In time I broke into the car, utilizing the rusty and jagged pieces of train metal to bypass the locks. Once inside, we popped the trunk. I was feeling smug. Sitting on top of the case of water that he kept raiding to hydrate me all day were the keys. I knew that I was at least a catalyst of the situation, but responsibility lives in the realm of reality, and I was in a different place all day. I was not about to return just to share the blame.
We were finally able to escape from Ohio.
We listened to Simon and GWARfunkel and drove through the emptiness as dusk set in. Andrew was fascinated with the Land’s Edge deck and determined to build one of his own. My thoughts were on the merits of splashing black for demonic tutor and mind twist. We were so excited for the next oldschool tournament that it seemed like the only magic format that existed. I began making a list of things to find in the weeks to come and started talking about hosting events near the end of summer, once life slowed down a bit.
Its getting a little closer to that time. Life is balancing out a little right now. There is no reason that another MTG Underground Invitational has not been scheduled.

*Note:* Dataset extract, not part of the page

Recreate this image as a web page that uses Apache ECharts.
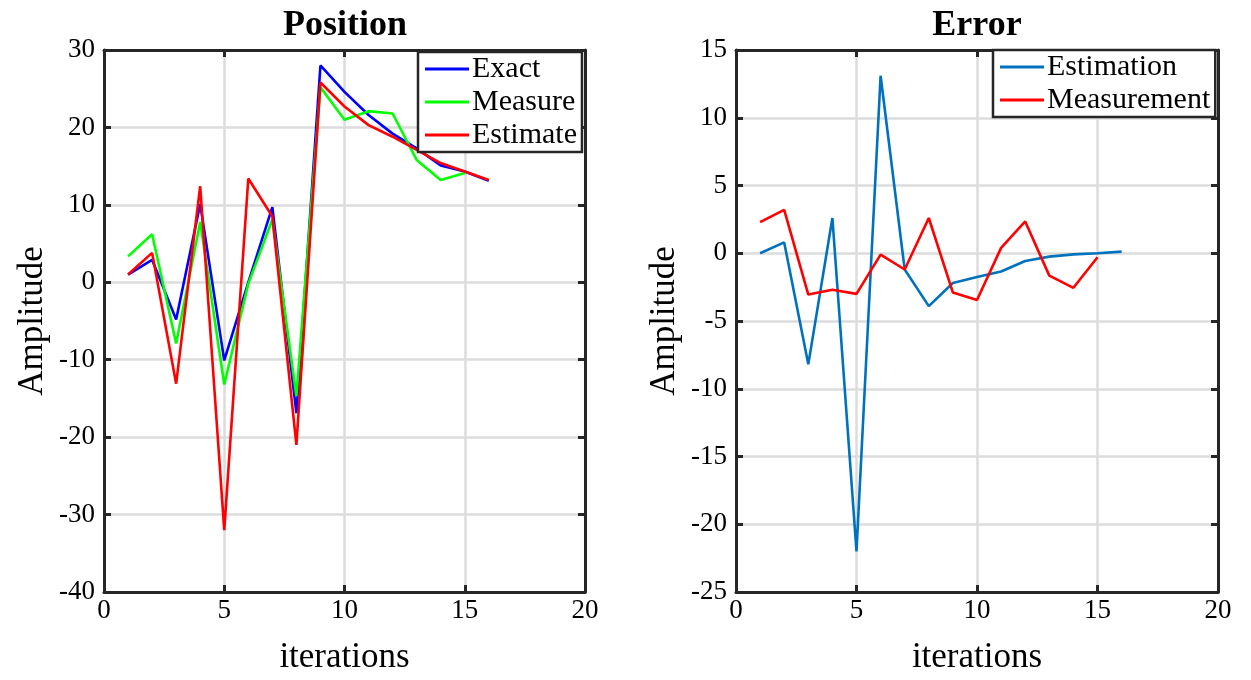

When I arrived home, there was a note from Laura taped to the door. She fled to her mother’s on the other side of town. Miguel had battled the locusts, but the tone of her note suggested he did not prevail. I feared that I would open the door to find the corpse of my friend. Instead, I found the birdbath still in place, and a few flying carpenter ants in the kitchen. I took care of them and discovered their source, temporarily patched the hole, and made my way to bed.
The birdbath would go out the door with me on my way to work in the morning. The locusts were ants, and the building maintenance could handle them. Everything was right in the world.